De acordo com o promotor Marcus Alexandre, o NAJ está contribuindo para auxiliar os promotores de Justiça que desempenham suas funções no Tribunal do Júri, nos casos de maior complexidade ou de grande repercussão, mediante procedimentos operacionais a serem estabelecidos por seus membros.
Diante do número assustador de feminicídios em Rondônia, o Ministério Público de Rondônia criou também em 2018, a primeira Promotoria de Justiça do Brasil, com atribuições específicas em feminicídio, ou seja, voltada especialmente para a atuação no Tribunal do Júri em casos de homicídios dolosos praticados contra a mulher por razões da condição de sexo feminino. O objetivo principal é garantir que as vidas não se reduzam a números e que os crimes não fiquem impunes.

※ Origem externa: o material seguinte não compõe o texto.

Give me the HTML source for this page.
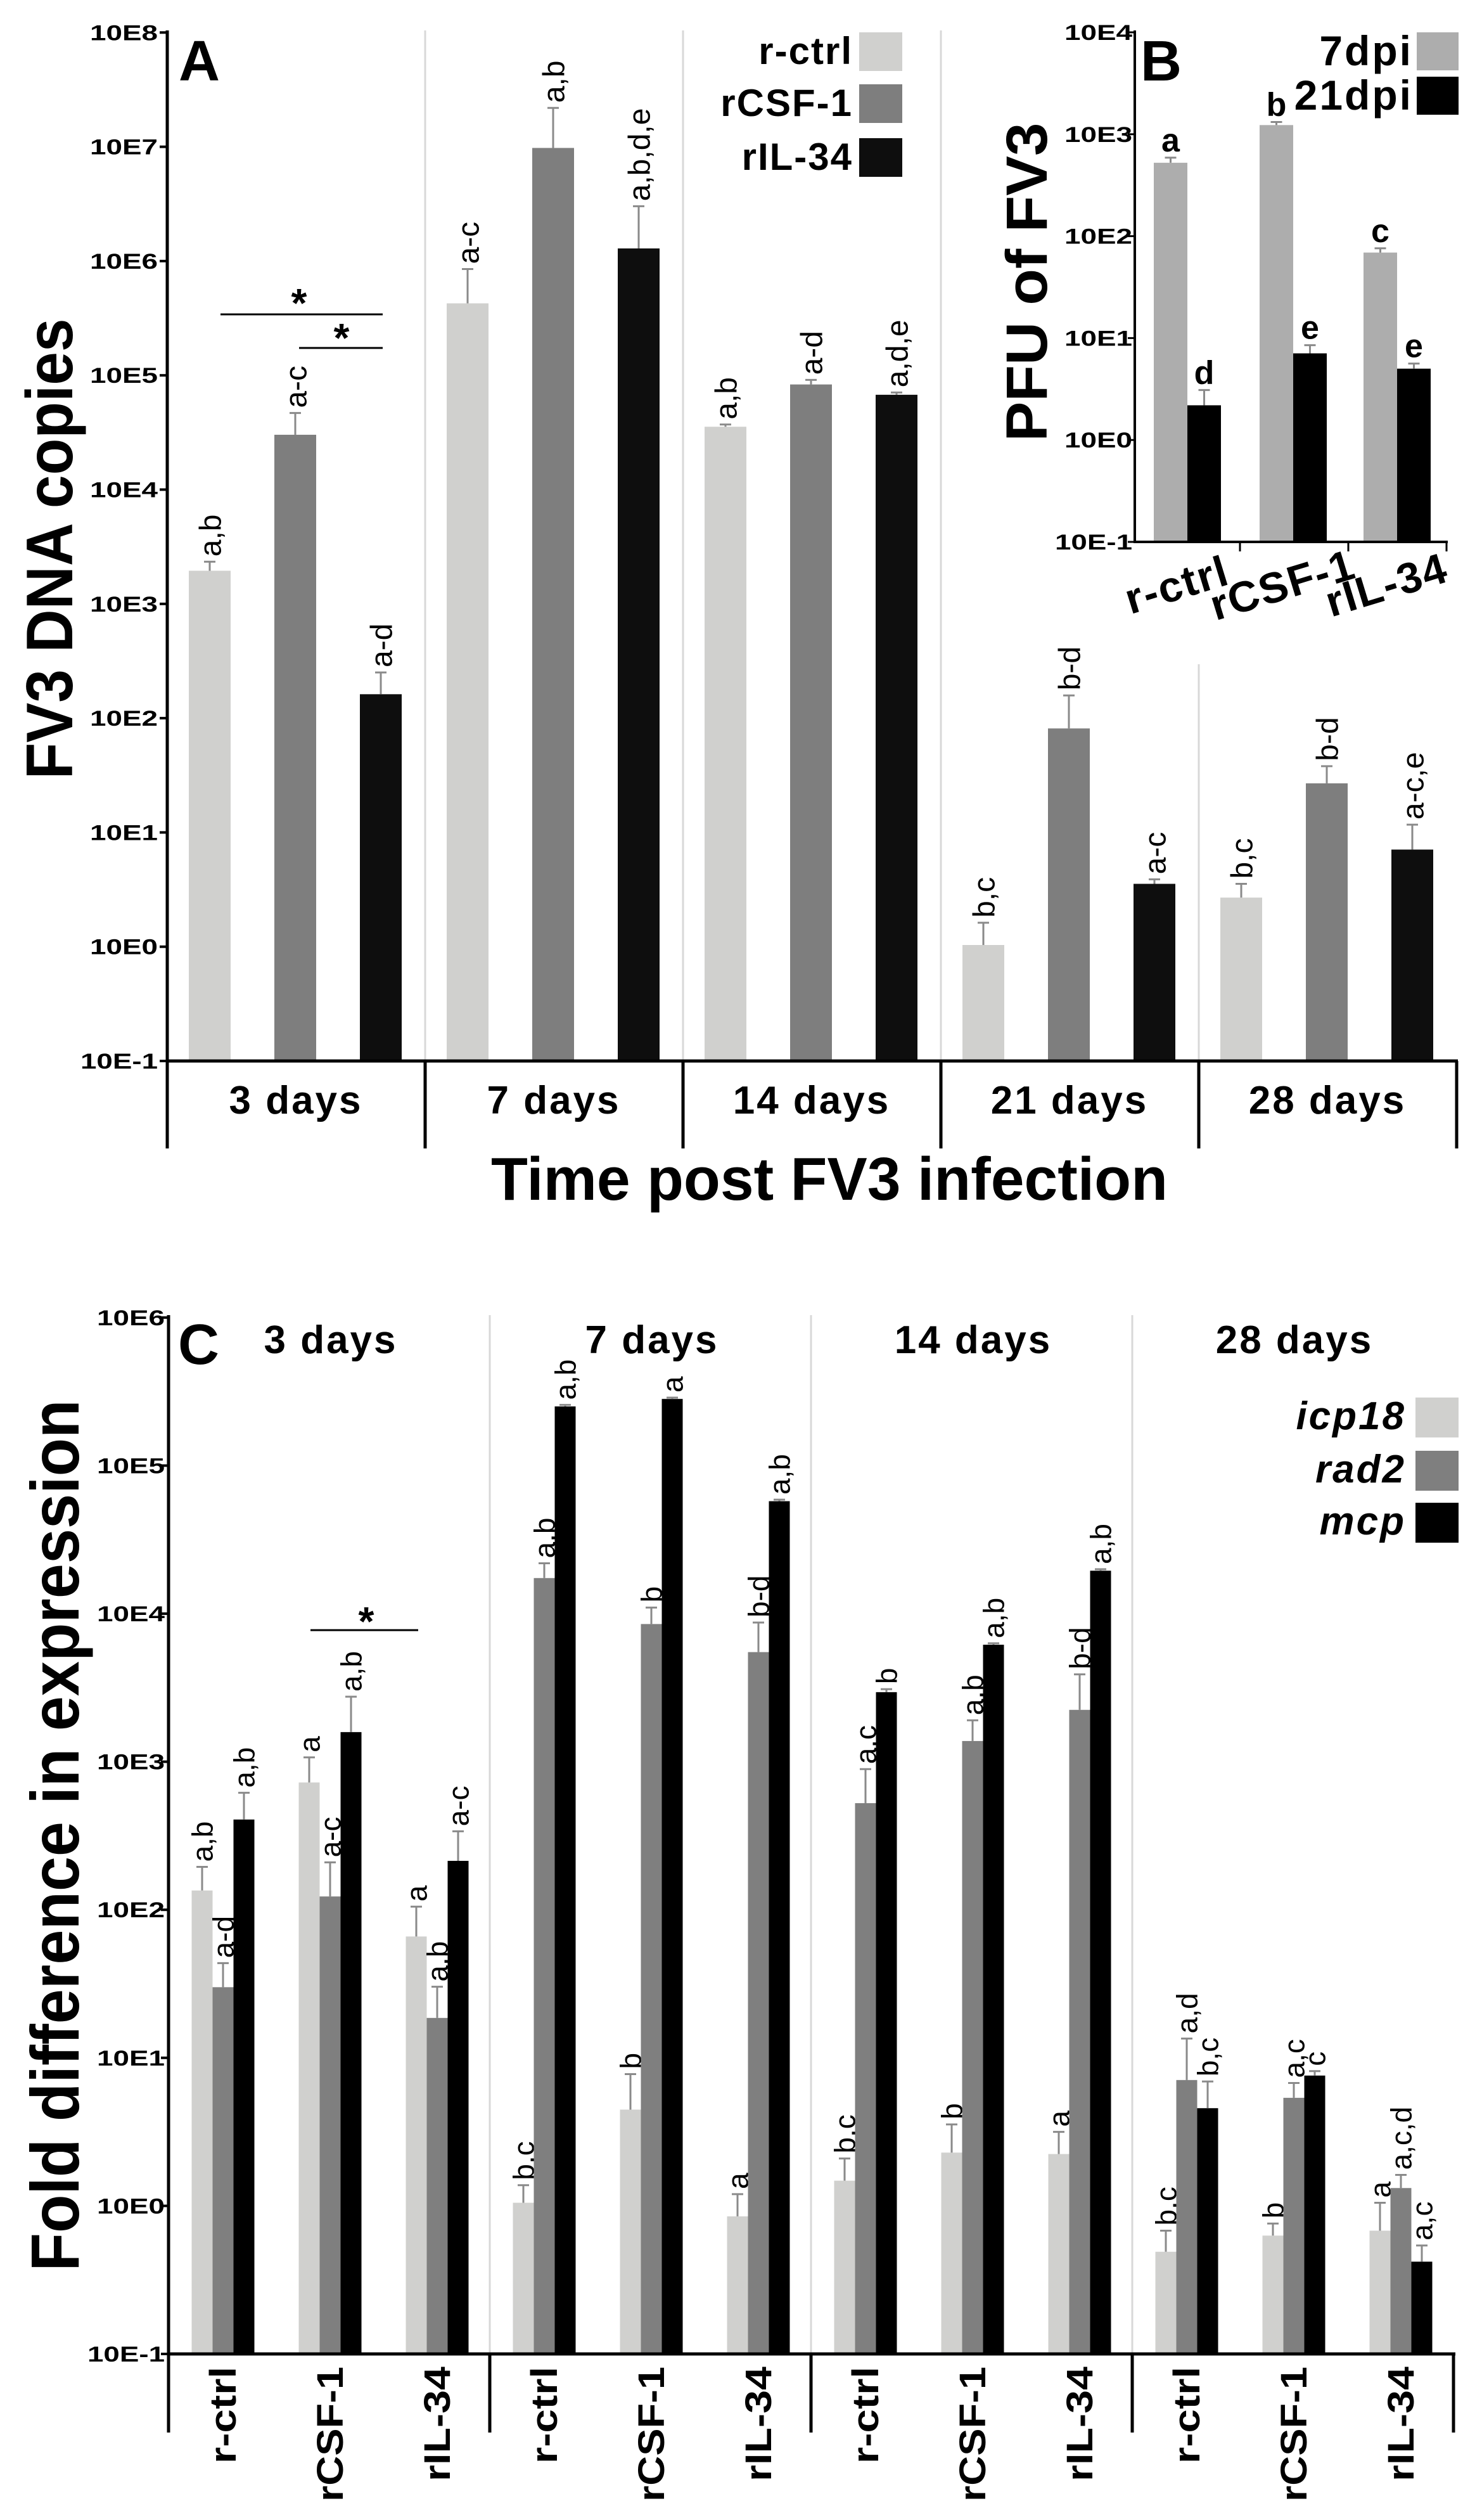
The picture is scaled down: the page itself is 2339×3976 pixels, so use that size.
<!DOCTYPE html>
<html><head><meta charset="utf-8">
<style>
html,body{margin:0;padding:0;background:#fff;}
svg{display:block;font-family:"Liberation Sans",Arial,sans-serif;}
</style></head>
<body>
<svg id="fig" xmlns="http://www.w3.org/2000/svg" width="2339" height="3976" viewBox="0 0 2339 3976">
<rect width="2339" height="3976" fill="#fff"/>
</svg>
<script>
// ---------- Panel A data ----------
const groupsA = ['3 days','7 days','14 days','21 days','28 days'];
const ctrlA = [1950, 426600, 35500, 1.035, 2.69];
const ctrlAErr = [2340, 851000, 37150, 1.62, 3.55];
const csfA = [30200, 9770000, 83200, 81.3, 26.9];
const csfAErr = [46800, 21900000, 91200, 158, 38];
const ilA = [162, 1290000, 67600, 3.55, 7.08];
const ilAErr = [251, 3020000, 70800, 3.89, 11.7];
const ctrlALab = ['a,b','a-c','a,b','b,c','b,c'];
const csfALab = ['a-c','a,b','a-d','b-d','b-d'];
const ilALab = ['a-d','a,b,d,e','a,d,e','a-c','a-c,e'];
const ticksA = ['10E-1','10E0','10E1','10E2','10E3','10E4','10E5','10E6','10E7','10E8'];
// ---------- Panel B data ----------
const catsB = ['r-ctrl','rCSF-1','rIL-34'];
const dpi7 = [525, 1230, 69];
const dpi7Err = [589, 1318, 76];
const dpi21 = [2.19, 7.08, 5.01];
const dpi21Err = [3.09, 8.51, 5.62];
const dpi7Lab = ['a','b','c'];
const dpi21Lab = ['d','e','e'];
const ticksB = ['10E-1','10E0','10E1','10E2','10E3','10E4'];
// ---------- Panel C data (group-major: 3d,7d,14d,28d x r-ctrl,rCSF-1,rIL-34) ----------
const groupsC = ['3 days','7 days','14 days','28 days'];
const subsC = ['r-ctrl','rCSF-1','rIL-34'];
const icp = [135, 724, 66, 1.05, 4.47, 0.85, 1.48, 2.29, 2.24, 0.49, 0.63, 0.68];
const icpErr = [195, 1070, 105, 1.38, 7.76, 1.2, 2.09, 3.55, 3.16, 0.68, 0.76, 1.05];
const rad2 = [30, 123, 18.6, 17400, 8510, 5500, 525, 1380, 2240, 7.08, 5.37, 1.32];
const rad2Err = [43.6, 209, 30.2, 21900, 11000, 8710, 891, 1905, 3890, 13.5, 6.76, 1.62];
const mcp = [407, 1585, 214, 251000, 282000, 57500, 2950, 6170, 19500, 4.57, 7.59, 0.42];
const mcpErr = [617, 2750, 339, 257000, 288000, 58900, 3090, 6310, 19950, 6.92, 8.13, 0.54];
const icpLab = ['a,b','a','a','b,c','b','a','b,c','b','a','b,c','b','a'];
const rad2Lab = ['a-d','a-c','a,b','a,b','b','b-d','a,c','a,b','b-d','a,d','a,c','a,c,d'];
const mcpLab = ['a,b','a,b','a-c','a,b','a','a,b','b','a,b','a,b','b,c','c','a,c'];
const ticksC = ['10E-1','10E0','10E1','10E2','10E3','10E4','10E5','10E6'];

const NS = 'http://www.w3.org/2000/svg';
const svg = document.getElementById('fig');
function el(tag, attrs, text){
  const e = document.createElementNS(NS, tag);
  for (const k in attrs) e.setAttribute(k, attrs[k]);
  if (text !== undefined) e.textContent = text;
  svg.appendChild(e);
  return e;
}
const L = Math.log10;
const yA = v => 1674 - (L(v) + 1) * 180.3;
const yB = v => 855 - (L(v) + 1) * 160.8;
const yC = v => 3714 - (L(v) + 1) * 233.6;

function bar(x, w, v, err, yf, color, lab, rot, name, fs){
  const yt = yf(v), base = yf(0.1);
  let r = el('rect', {x:x, y:yt, width:w, height:base-yt, fill:color});
  
  
  const cx = x + w/2, ye = yf(err);
  let e1 = el('line', {x1:cx, y1:yt, x2:cx, y2:ye, stroke:'#8a8a8a', 'stroke-width':3});
  
  
  el('line', {x1:cx-9, y1:ye, x2:cx+9, y2:ye, stroke:'#8a8a8a', 'stroke-width':3});
  let t;
  if (rot) {
    t = el('text', {x:0, y:0, 'font-size':fs, 'text-anchor':'start',
      transform:'translate(' + (cx + fs*0.36) + ',' + (ye - 8) + ') rotate(-90)'}, lab);
  } else {
    t = el('text', {x:cx, y:ye - 10, 'font-size':fs, 'font-weight':'bold', 'text-anchor':'middle'}, lab);
  }
  
  
}

// ================= PANEL A =================
const gxA = i => 264 + i * 407;
for (let i = 1; i <= 4; i++) {
  const top = i === 4 ? 1048 : 48;
  let d = el('line', {x1:gxA(i), y1:top, x2:gxA(i), y2:1674, stroke:'#d8d8d8', 'stroke-width':3});
  
  
}
ticksA.forEach((t, i) => {
  const y = 1674 - i * 180.3;
  let tt = el('text', {x:249, y:y + 12, 'font-size':34, 'font-weight':'bold', 'text-anchor':'end', textLength:(t.length===5?122:107), lengthAdjust:'spacingAndGlyphs'}, t);
  
  
  el('line', {x1:252, y1:y, x2:264, y2:y, stroke:'#000', 'stroke-width':4});
});
groupsA.forEach((g, i) => {
  const x0 = gxA(i);
  bar(x0 + 34, 66, ctrlA[i], ctrlAErr[i], yA, '#d0d0ce', ctrlALab[i], true, 'bar-a-rctrl-' + i, 48);
  bar(x0 + 169, 66, csfA[i], csfAErr[i], yA, '#7e7e7e', csfALab[i], true, 'bar-a-rcsf1-' + i, 48);
  bar(x0 + 304, 66, ilA[i], ilAErr[i], yA, '#0e0e0e', ilALab[i], true, 'bar-a-ril34-' + i, 48);
  let tl = el('text', {x:x0 + 203, y:1757, 'font-size':62, 'font-weight':'bold', 'text-anchor':'middle', 'letter-spacing':3}, g);
  
  
});
for (let i = 0; i <= 5; i++) {
  el('line', {x1:gxA(i), y1:1674, x2:gxA(i), y2:1812, stroke:'#000', 'stroke-width':5});
}
let axA = el('line', {x1:264, y1:48, x2:264, y2:1812, stroke:'#000', 'stroke-width':5});
 
let bxA = el('line', {x1:262, y1:1674, x2:2301, y2:1674, stroke:'#000', 'stroke-width':5});
 
el('line', {x1:348, y1:496, x2:604, y2:496, stroke:'#000', 'stroke-width':3});
el('text', {x:472, y:500, 'font-size':64, 'font-weight':'bold', 'text-anchor':'middle'}, '*');
el('line', {x1:472, y1:549, x2:604, y2:549, stroke:'#000', 'stroke-width':3});
el('text', {x:539, y:555, 'font-size':64, 'font-weight':'bold', 'text-anchor':'middle'}, '*');
let lA = el('text', {x:282, y:127, 'font-size':90, 'font-weight':'bold'}, 'A');
 
let ytA = el('text', {x:0, y:0, 'font-size':104, 'font-weight':'bold', 'text-anchor':'middle', textLength:727, lengthAdjust:'spacingAndGlyphs', transform:'translate(114,866) rotate(-90)'}, 'FV3 DNA copies');
 
let xtA = el('text', {x:1309, y:1893, 'font-size':96, 'font-weight':'bold', 'text-anchor':'middle', textLength:1068, lengthAdjust:'spacingAndGlyphs'}, 'Time post FV3 infection');
 
[['r-ctrl','#d0d0ce',51],['rCSF-1','#7e7e7e',133],['rIL-34','#0e0e0e',218]].forEach(([t,c,y]) => {
  let tx = el('text', {x:1346, y:y + 50, 'font-size':60, 'font-weight':'bold', 'text-anchor':'end', 'letter-spacing':2}, t);
   
  el('rect', {x:1356, y:y, width:68, height:61, fill:c});
});

// ================= PANEL B =================
const gxB = [1821, 1988, 2152];
ticksB.forEach((t, i) => {
  const y = 855 - i * 160.8;
  let tt = el('text', {x:1787, y:y + 12, 'font-size':34, 'font-weight':'bold', 'text-anchor':'end', textLength:(t.length===5?122:107), lengthAdjust:'spacingAndGlyphs'}, t);
  
  
  el('line', {x1:1780, y1:y, x2:1791, y2:y, stroke:'#000', 'stroke-width':3});
});
catsB.forEach((c, i) => {
  bar(gxB[i], 53, dpi7[i], dpi7Err[i], yB, '#adadad', dpi7Lab[i], false, 'bar-b-7dpi-' + i, 52);
  bar(gxB[i] + 53, 53, dpi21[i], dpi21Err[i], yB, '#000', dpi21Lab[i], false, 'bar-b-21dpi-' + i, 52);
  const cx = gxB[i] + 53;
  let tl = el('text', {x:0, y:0, 'font-size':68, 'font-weight':'bold', 'text-anchor':'middle', 'letter-spacing':2, transform:'translate(' + (cx - 10) + ',' + 945 + ') rotate(-17)'}, c);
  
  
});
[1957, 2128, 2283].forEach(x => el('line', {x1:x, y1:855, x2:x, y2:870, stroke:'#000', 'stroke-width':3}));
let axB = el('line', {x1:1791, y1:48, x2:1791, y2:857, stroke:'#000', 'stroke-width':4});
 
let bxB = el('line', {x1:1789, y1:855, x2:2285, y2:855, stroke:'#000', 'stroke-width':4});
 
let lB = el('text', {x:1800, y:127, 'font-size':90, 'font-weight':'bold'}, 'B');
 
let ytB = el('text', {x:0, y:0, 'font-size':92, 'font-weight':'bold', 'text-anchor':'middle', textLength:503, lengthAdjust:'spacingAndGlyphs', transform:'translate(1652,445) rotate(-90)'}, 'PFU of FV3');
 
[['7dpi','#adadad',51],['21dpi','#000',121]].forEach(([t,c,y]) => {
  let tx = el('text', {x:2230, y:y + 52, 'font-size':66, 'font-weight':'bold', 'text-anchor':'end', 'letter-spacing':3}, t);
   
  el('rect', {x:2236, y:y, width:66, height:60, fill:c});
});

// ================= PANEL C =================
const gxC = i => 266 + i * 507;
const subOff = [86, 255, 424];
for (let i = 1; i <= 3; i++) {
  let d = el('line', {x1:gxC(i), y1:2075, x2:gxC(i), y2:3714, stroke:'#d8d8d8', 'stroke-width':3});
  
  
}
ticksC.forEach((t, i) => {
  const y = 3714 - i * 233.6;
  let tt = el('text', {x:260, y:y + 12, 'font-size':34, 'font-weight':'bold', 'text-anchor':'end', textLength:(t.length===5?122:107), lengthAdjust:'spacingAndGlyphs'}, t);
  
  
  el('line', {x1:254, y1:y, x2:266, y2:y, stroke:'#000', 'stroke-width':4});
});
const subLen = [153, 213, 181];
groupsC.forEach((g, gi) => {
  const x0 = gxC(gi);
  let gt = el('text', {x:x0 + 256, y:2135, 'font-size':62, 'font-weight':'bold', 'text-anchor':'middle', 'letter-spacing':3}, g);
  
  
  subsC.forEach((s, si) => {
    const k = gi * 3 + si;
    const c = x0 + subOff[si];
    bar(c - 49.5, 33, icp[k], icpErr[k], yC, '#d0d0ce', icpLab[k], true, 'bar-c-icp18-' + k, 46);
    bar(c - 16.5, 33, rad2[k], rad2Err[k], yC, '#7f7f7f', rad2Lab[k], true, 'bar-c-rad2-' + k, 46);
    bar(c + 16.5, 33, mcp[k], mcpErr[k], yC, '#000', mcpLab[k], true, 'bar-c-mcp-' + k, 46);
    let sl = el('text', {x:0, y:0, 'font-size':58, 'font-weight':'bold', 'text-anchor':'end', textLength:subLen[si], lengthAdjust:'spacingAndGlyphs', transform:'translate(' + (c + 20) + ',3734) rotate(-90)'}, s);
    
    
  });
});
for (let i = 0; i <= 4; i++) {
  el('line', {x1:gxC(i), y1:3714, x2:gxC(i), y2:3838, stroke:'#000', 'stroke-width':5});
}
let axC = el('line', {x1:266, y1:2075, x2:266, y2:3838, stroke:'#000', 'stroke-width':5});
 
let bxC = el('line', {x1:264, y1:3714, x2:2297, y2:3714, stroke:'#000', 'stroke-width':5});
 
el('line', {x1:490, y1:2572, x2:660, y2:2572, stroke:'#000', 'stroke-width':3});
el('text', {x:578, y:2580, 'font-size':64, 'font-weight':'bold', 'text-anchor':'middle'}, '*');
let lC = el('text', {x:281, y:2152, 'font-size':90, 'font-weight':'bold'}, 'C');
 
let ytC = el('text', {x:0, y:0, 'font-size':108, 'font-weight':'bold', 'text-anchor':'middle', textLength:1375, lengthAdjust:'spacingAndGlyphs', transform:'translate(124,2896) rotate(-90)'}, 'Fold difference in expression');
 
[['icp18','#d0d0ce',2205],['rad2','#7f7f7f',2289],['mcp','#000',2371]].forEach(([t,c,y]) => {
  let tx = el('text', {x:2219, y:y + 50, 'font-size':62, 'font-weight':'bold', 'font-style':'italic', 'text-anchor':'end', 'letter-spacing':3}, t);
   
  el('rect', {x:2234, y:y, width:68, height:63, fill:c});
});
</script>
</body></html>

Por fim, o promotor apontou que o tribunal do júri tem vários inimigos. “Tem Ministro do Supremo Tribunal Federal, políticos, bancada do Conselho Federal da Ordem dos Advogados do Brasil, advogados, promotores e juízes querendo o fim do tribunal do júri. Muitos desqualificam a instituição, por não conhecerem sua importância. Chegamos ao plenário e a arma de fogo ainda está lá, com cheiro de pólvora, a faca com as lâminas sujas de sangue e a família chorando e sentindo dor. Estamos tendo uma enxurrada de assassinatos em Porto Velho e qualquer um de nós pode ser a próxima vítima. A sociedade acredita no nosso trabalho e por sua vez nos cobra o nosso empenho. O Ministério Público continuará atuando na defesa de todas as vítimas que foram silenciadas pela violência”, finalizou Marcus Alexandre.